# Challenge
Copy nothing but the text: reproduce each line of the listing exactly and leave the pictures out.

# Information shown
□ □ □ □ □ □ □

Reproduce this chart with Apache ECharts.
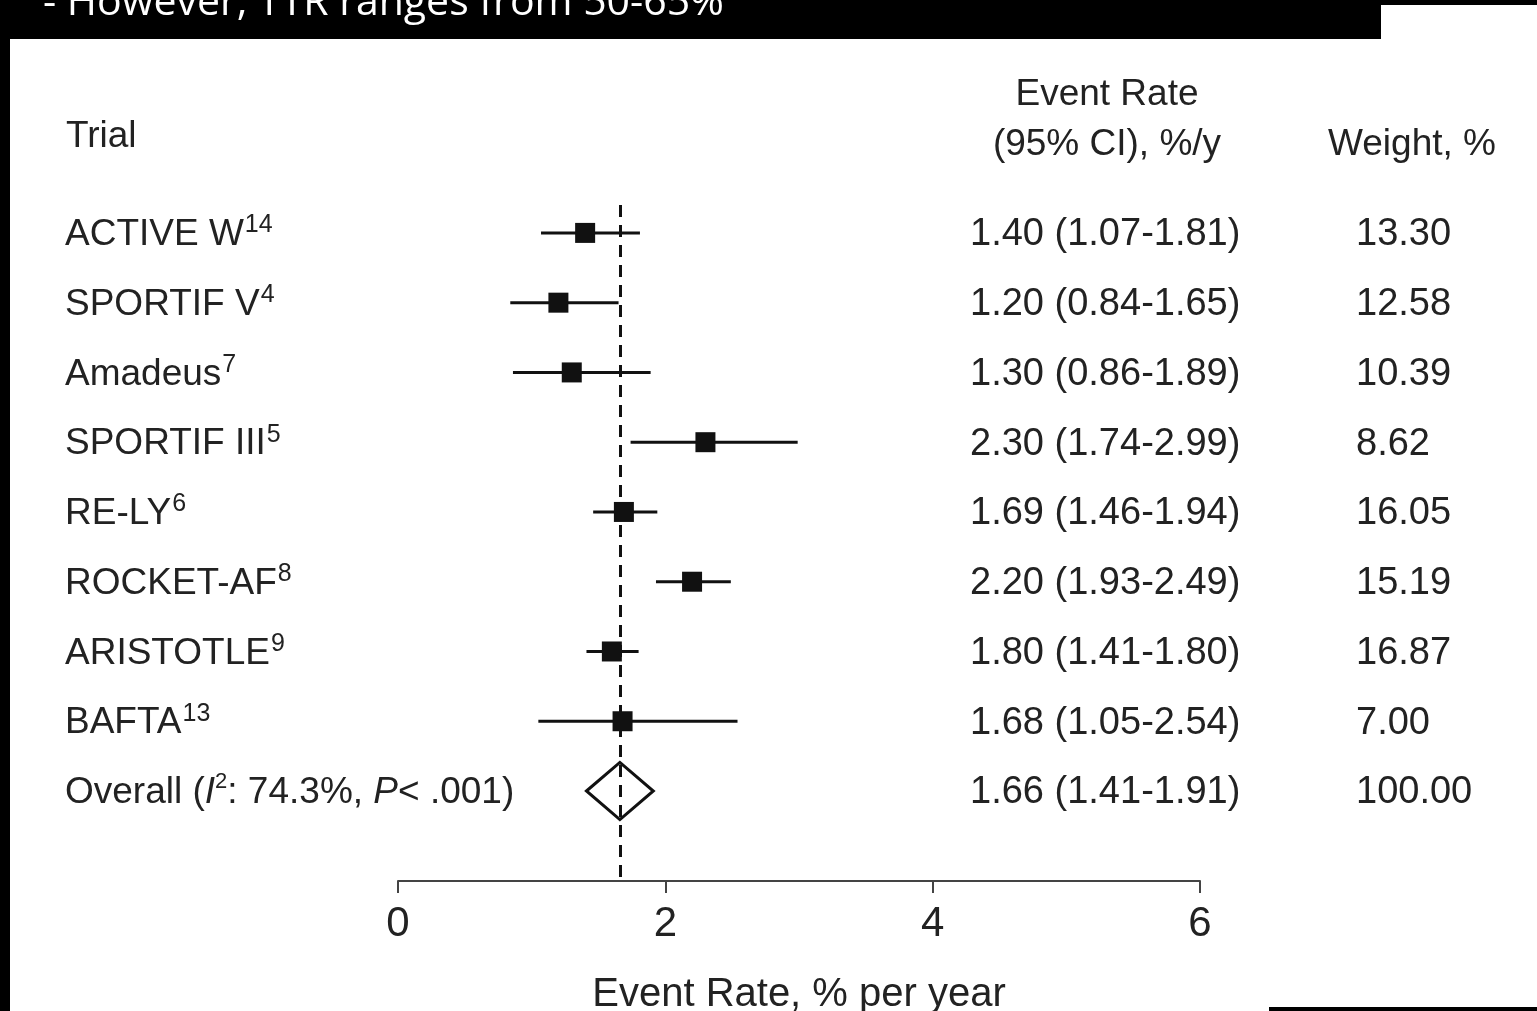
<!DOCTYPE html>
<html>
<head>
<meta charset="utf-8">
<script src="https://cdn.jsdelivr.net/npm/echarts@6/dist/echarts.min.js"></script>
<style>
html,body{margin:0;padding:0;background:#fff;}
#c{width:1537px;height:1011px;}
</style>
</head>
<body>
<div id="c"></div>
<script>
// ---- data ----
const trials = ['ACTIVE W', 'SPORTIF V', 'Amadeus', 'SPORTIF III', 'RE-LY', 'ROCKET-AF', 'ARISTOTLE', 'BAFTA'];
const refs = ['14', '4', '7', '5', '6', '8', '9', '13'];
const estimates = [1.40, 1.20, 1.30, 2.30, 1.69, 2.20, 1.60, 1.68];
const lower = [1.07, 0.84, 0.86, 1.74, 1.46, 1.93, 1.41, 1.05];
const upper = [1.81, 1.65, 1.89, 2.99, 1.94, 2.49, 1.80, 2.54];
const rateLabels = ['1.40 (1.07-1.81)', '1.20 (0.84-1.65)', '1.30 (0.86-1.89)', '2.30 (1.74-2.99)',
  '1.69 (1.46-1.94)', '2.20 (1.93-2.49)', '1.80 (1.41-1.80)', '1.68 (1.05-2.54)', '1.66 (1.41-1.91)'];
const weights = ['13.30', '12.58', '10.39', '8.62', '16.05', '15.19', '16.87', '7.00', '100.00'];
const overallEstimate = [1.66];
const overallLower = [1.41];
const overallUpper = [1.91];
const xTicks = [0, 2, 4, 6];
const headerTitle = '- However, TTR ranges from 50-65%';

// ---- styling ----
const FONT = '"Liberation Sans", Arial, sans-serif';
const TXT = '#222';
const INK = '#111';

const chart = echarts.init(document.getElementById('c'), null, {renderer: 'canvas'});

const rowLabel = function (v) {
  const i = Math.round(v);
  if (i < trials.length) return '{n|' + trials[i] + '}{s|' + refs[i] + '}';
  return '{n|Overall (}{i|I}{s2|2}{n|: 74.3%, }{i|P}{n|< .001)}';
};

const option = {
  animation: false,
  backgroundColor: '#fff',
  grid: {left: 398, right: 337, top: 205, bottom: 130, containLabel: false, outerBoundsMode: 'none'},
  xAxis: {
    type: 'value', min: 0, max: 6, interval: 2,
    axisLine: {show: true, onZero: false, lineStyle: {color: '#444', width: 2}},
    axisTick: {show: true, inside: false, length: 12, lineStyle: {color: '#444', width: 2}, customValues: xTicks},
    axisLabel: {show: true, customValues: xTicks, fontSize: 42, fontFamily: FONT, color: TXT, margin: 22},
    splitLine: {show: false},
    name: 'Event Rate, % per year', nameLocation: 'middle', nameGap: 94,
    nameTextStyle: {fontSize: 40, fontFamily: FONT, color: TXT}
  },
  yAxis: {
    type: 'value', inverse: true, min: -0.4, max: 9.29,
    axisLine: {show: false}, axisTick: {show: false}, splitLine: {show: false},
    axisLabel: {
      show: true, customValues: trials.map((_, i) => i).concat([trials.length]),
      align: 'left', margin: 333, formatter: rowLabel,
      rich: {
        n: {fontSize: 37, fontFamily: FONT, color: TXT, lineHeight: 40, padding: [4, 0, 0, 0]},
        i: {fontSize: 37, fontFamily: FONT, color: TXT, fontStyle: 'italic', lineHeight: 40, padding: [4, 0, 0, 0]},
        s: {fontSize: 25, fontFamily: FONT, color: TXT, verticalAlign: 'top', lineHeight: 40, padding: [0, 0, 0, 1]},
        s2: {fontSize: 22, fontFamily: FONT, color: TXT, verticalAlign: 'top', lineHeight: 40}
      }
    }
  },
  series: [
    {
      type: 'custom', name: 'ref', z: 1, clip: false,
      data: overallEstimate.map(v => [v, 0]),
      renderItem: function () { return {type: 'group', children: []}; },
      markLine: {
        silent: true, symbol: 'none', label: {show: false},
        lineStyle: {color: INK, width: 3, type: [12, 8]},
        data: [{xAxis: overallEstimate[0]}]
      }
    },
    {
      type: 'custom', name: 'trials', z: 3,
      data: estimates.map((v, i) => [v, i, lower[i], upper[i]]),
      encode: {x: 0, y: 1},
      renderItem: function (params, api) {
        const y = api.value(1);
        const c = api.coord([api.value(0), y]);
        const a = api.coord([api.value(2), y]);
        const b = api.coord([api.value(3), y]);
        const s = 20;
        return {
          type: 'group',
          children: [
            {type: 'line', shape: {x1: a[0], y1: a[1], x2: b[0], y2: b[1]}, style: {stroke: INK, lineWidth: 3}},
            {type: 'rect', shape: {x: c[0] - s / 2, y: c[1] - s / 2, width: s, height: s}, style: {fill: INK}}
          ]
        };
      }
    },
    {
      type: 'custom', name: 'overall', z: 3,
      data: overallEstimate.map((v, i) => [v, trials.length, overallLower[i], overallUpper[i]]),
      encode: {x: 0, y: 1},
      renderItem: function (params, api) {
        const y = api.value(1);
        const a = api.coord([api.value(2), y]);
        const b = api.coord([api.value(3), y]);
        const t = api.coord([api.value(0), y - 0.41]);
        const d = api.coord([api.value(0), y + 0.41]);
        return {
          type: 'polygon',
          shape: {points: [[a[0], a[1]], [t[0], t[1]], [b[0], b[1]], [d[0], d[1]]]},
          style: {fill: 'none', stroke: INK, lineWidth: 3, lineJoin: 'miter'}
        };
      }
    },
    {
      type: 'custom', name: 'table', z: 4, clip: false,
      data: rateLabels.map((t, i) => [0, i]),
      encode: {x: 0, y: 1},
      renderItem: function (params, api) {
        const i = api.value(1);
        const yy = api.coord([0, i])[1] + 2;
        return {
          type: 'group',
          children: [
            {type: 'text', x: 970, y: yy, style: {text: rateLabels[i], fontSize: 38, fontFamily: FONT, fill: TXT, align: 'left', verticalAlign: 'middle'}},
            {type: 'text', x: 1356, y: yy, style: {text: weights[i], fontSize: 38, fontFamily: FONT, fill: TXT, align: 'left', verticalAlign: 'middle'}}
          ]
        };
      }
    }
  ],
  graphic: [
    {type: 'rect', shape: {x: 0, y: 0, width: 1381, height: 39}, style: {fill: '#000'}, z: 10},
    {type: 'rect', shape: {x: 0, y: 0, width: 1537, height: 5}, style: {fill: '#000'}, z: 10},
    {type: 'rect', shape: {x: 0, y: 0, width: 10, height: 1011}, style: {fill: '#000'}, z: 10},
    {type: 'rect', shape: {x: 1269, y: 1007, width: 268, height: 4}, style: {fill: '#000'}, z: 10},
    {type: 'text', x: 43, y: 24, z: 11, style: {text: headerTitle, fontSize: 41, fontFamily: '"Open Sans", sans-serif', fill: '#fff', align: 'left', verticalAlign: 'bottom'}},
    {type: 'text', x: 66, y: 137, style: {text: 'Trial', fontSize: 37, fontFamily: FONT, fill: TXT, align: 'left', verticalAlign: 'middle'}},
    {type: 'text', x: 1107, y: 95, style: {text: 'Event Rate', fontSize: 37, fontFamily: FONT, fill: TXT, align: 'center', verticalAlign: 'middle'}},
    {type: 'text', x: 1107, y: 145, style: {text: '(95% CI), %/y', fontSize: 37, fontFamily: FONT, fill: TXT, align: 'center', verticalAlign: 'middle'}},
    {type: 'text', x: 1328, y: 145, style: {text: 'Weight, %', fontSize: 37, fontFamily: FONT, fill: TXT, align: 'left', verticalAlign: 'middle'}}
  ]
};
chart.setOption(option);
</script>
</body>
</html>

□ □ □ □ □ □ □

# In response
Reproduce this chart with Apache ECharts.
<!DOCTYPE html>
<html>
<head>
<meta charset="utf-8">
<script src="https://cdn.jsdelivr.net/npm/echarts@6/dist/echarts.min.js"></script>
<style>
html,body{margin:0;padding:0;background:#fff;}
#c{width:1537px;height:1011px;}
</style>
</head>
<body>
<div id="c"></div>
<script>
// ---- data ----
const trials = ['ACTIVE W', 'SPORTIF V', 'Amadeus', 'SPORTIF III', 'RE-LY', 'ROCKET-AF', 'ARISTOTLE', 'BAFTA'];
const refs = ['14', '4', '7', '5', '6', '8', '9', '13'];
const estimates = [1.40, 1.20, 1.30, 2.30, 1.69, 2.20, 1.60, 1.68];
const lower = [1.07, 0.84, 0.86, 1.74, 1.46, 1.93, 1.41, 1.05];
const upper = [1.81, 1.65, 1.89, 2.99, 1.94, 2.49, 1.80, 2.54];
const rateLabels = ['1.40 (1.07-1.81)', '1.20 (0.84-1.65)', '1.30 (0.86-1.89)', '2.30 (1.74-2.99)',
  '1.69 (1.46-1.94)', '2.20 (1.93-2.49)', '1.80 (1.41-1.80)', '1.68 (1.05-2.54)', '1.66 (1.41-1.91)'];
const weights = ['13.30', '12.58', '10.39', '8.62', '16.05', '15.19', '16.87', '7.00', '100.00'];
const overallEstimate = [1.66];
const overallLower = [1.41];
const overallUpper = [1.91];
const xTicks = [0, 2, 4, 6];
const headerTitle = '- However, TTR ranges from 50-65%';

// ---- styling ----
const FONT = '"Liberation Sans", Arial, sans-serif';
const TXT = '#222';
const INK = '#111';

const chart = echarts.init(document.getElementById('c'), null, {renderer: 'canvas'});

const rowLabel = function (v) {
  const i = Math.round(v);
  if (i < trials.length) return '{n|' + trials[i] + '}{s|' + refs[i] + '}';
  return '{n|Overall (}{i|I}{s2|2}{n|: 74.3%, }{i|P}{n|< .001)}';
};

const option = {
  animation: false,
  backgroundColor: '#fff',
  grid: {left: 398, right: 337, top: 205, bottom: 130, containLabel: false, outerBoundsMode: 'none'},
  xAxis: {
    type: 'value', min: 0, max: 6, interval: 2,
    axisLine: {show: true, onZero: false, lineStyle: {color: '#444', width: 2}},
    axisTick: {show: true, inside: false, length: 12, lineStyle: {color: '#444', width: 2}, customValues: xTicks},
    axisLabel: {show: true, customValues: xTicks, fontSize: 42, fontFamily: FONT, color: TXT, margin: 22},
    splitLine: {show: false},
    name: 'Event Rate, % per year', nameLocation: 'middle', nameGap: 94,
    nameTextStyle: {fontSize: 40, fontFamily: FONT, color: TXT}
  },
  yAxis: {
    type: 'value', inverse: true, min: -0.4, max: 9.29,
    axisLine: {show: false}, axisTick: {show: false}, splitLine: {show: false},
    axisLabel: {
      show: true, customValues: trials.map((_, i) => i).concat([trials.length]),
      align: 'left', margin: 333, formatter: rowLabel,
      rich: {
        n: {fontSize: 37, fontFamily: FONT, color: TXT, lineHeight: 40, padding: [4, 0, 0, 0]},
        i: {fontSize: 37, fontFamily: FONT, color: TXT, fontStyle: 'italic', lineHeight: 40, padding: [4, 0, 0, 0]},
        s: {fontSize: 25, fontFamily: FONT, color: TXT, verticalAlign: 'top', lineHeight: 40, padding: [0, 0, 0, 1]},
        s2: {fontSize: 22, fontFamily: FONT, color: TXT, verticalAlign: 'top', lineHeight: 40}
      }
    }
  },
  series: [
    {
      type: 'custom', name: 'ref', z: 1, clip: false,
      data: overallEstimate.map(v => [v, 0]),
      renderItem: function () { return {type: 'group', children: []}; },
      markLine: {
        silent: true, symbol: 'none', label: {show: false},
        lineStyle: {color: INK, width: 3, type: [12, 8]},
        data: [{xAxis: overallEstimate[0]}]
      }
    },
    {
      type: 'custom', name: 'trials', z: 3,
      data: estimates.map((v, i) => [v, i, lower[i], upper[i]]),
      encode: {x: 0, y: 1},
      renderItem: function (params, api) {
        const y = api.value(1);
        const c = api.coord([api.value(0), y]);
        const a = api.coord([api.value(2), y]);
        const b = api.coord([api.value(3), y]);
        const s = 20;
        return {
          type: 'group',
          children: [
            {type: 'line', shape: {x1: a[0], y1: a[1], x2: b[0], y2: b[1]}, style: {stroke: INK, lineWidth: 3}},
            {type: 'rect', shape: {x: c[0] - s / 2, y: c[1] - s / 2, width: s, height: s}, style: {fill: INK}}
          ]
        };
      }
    },
    {
      type: 'custom', name: 'overall', z: 3,
      data: overallEstimate.map((v, i) => [v, trials.length, overallLower[i], overallUpper[i]]),
      encode: {x: 0, y: 1},
      renderItem: function (params, api) {
        const y = api.value(1);
        const a = api.coord([api.value(2), y]);
        const b = api.coord([api.value(3), y]);
        const t = api.coord([api.value(0), y - 0.41]);
        const d = api.coord([api.value(0), y + 0.41]);
        return {
          type: 'polygon',
          shape: {points: [[a[0], a[1]], [t[0], t[1]], [b[0], b[1]], [d[0], d[1]]]},
          style: {fill: 'none', stroke: INK, lineWidth: 3, lineJoin: 'miter'}
        };
      }
    },
    {
      type: 'custom', name: 'table', z: 4, clip: false,
      data: rateLabels.map((t, i) => [0, i]),
      encode: {x: 0, y: 1},
      renderItem: function (params, api) {
        const i = api.value(1);
        const yy = api.coord([0, i])[1] + 2;
        return {
          type: 'group',
          children: [
            {type: 'text', x: 970, y: yy, style: {text: rateLabels[i], fontSize: 38, fontFamily: FONT, fill: TXT, align: 'left', verticalAlign: 'middle'}},
            {type: 'text', x: 1356, y: yy, style: {text: weights[i], fontSize: 38, fontFamily: FONT, fill: TXT, align: 'left', verticalAlign: 'middle'}}
          ]
        };
      }
    }
  ],
  graphic: [
    {type: 'rect', shape: {x: 0, y: 0, width: 1381, height: 39}, style: {fill: '#000'}, z: 10},
    {type: 'rect', shape: {x: 0, y: 0, width: 1537, height: 5}, style: {fill: '#000'}, z: 10},
    {type: 'rect', shape: {x: 0, y: 0, width: 10, height: 1011}, style: {fill: '#000'}, z: 10},
    {type: 'rect', shape: {x: 1269, y: 1007, width: 268, height: 4}, style: {fill: '#000'}, z: 10},
    {type: 'text', x: 43, y: 24, z: 11, style: {text: headerTitle, fontSize: 41, fontFamily: '"Open Sans", sans-serif', fill: '#fff', align: 'left', verticalAlign: 'bottom'}},
    {type: 'text', x: 66, y: 137, style: {text: 'Trial', fontSize: 37, fontFamily: FONT, fill: TXT, align: 'left', verticalAlign: 'middle'}},
    {type: 'text', x: 1107, y: 95, style: {text: 'Event Rate', fontSize: 37, fontFamily: FONT, fill: TXT, align: 'center', verticalAlign: 'middle'}},
    {type: 'text', x: 1107, y: 145, style: {text: '(95% CI), %/y', fontSize: 37, fontFamily: FONT, fill: TXT, align: 'center', verticalAlign: 'middle'}},
    {type: 'text', x: 1328, y: 145, style: {text: 'Weight, %', fontSize: 37, fontFamily: FONT, fill: TXT, align: 'left', verticalAlign: 'middle'}}
  ]
};
chart.setOption(option);
</script>
</body>
</html>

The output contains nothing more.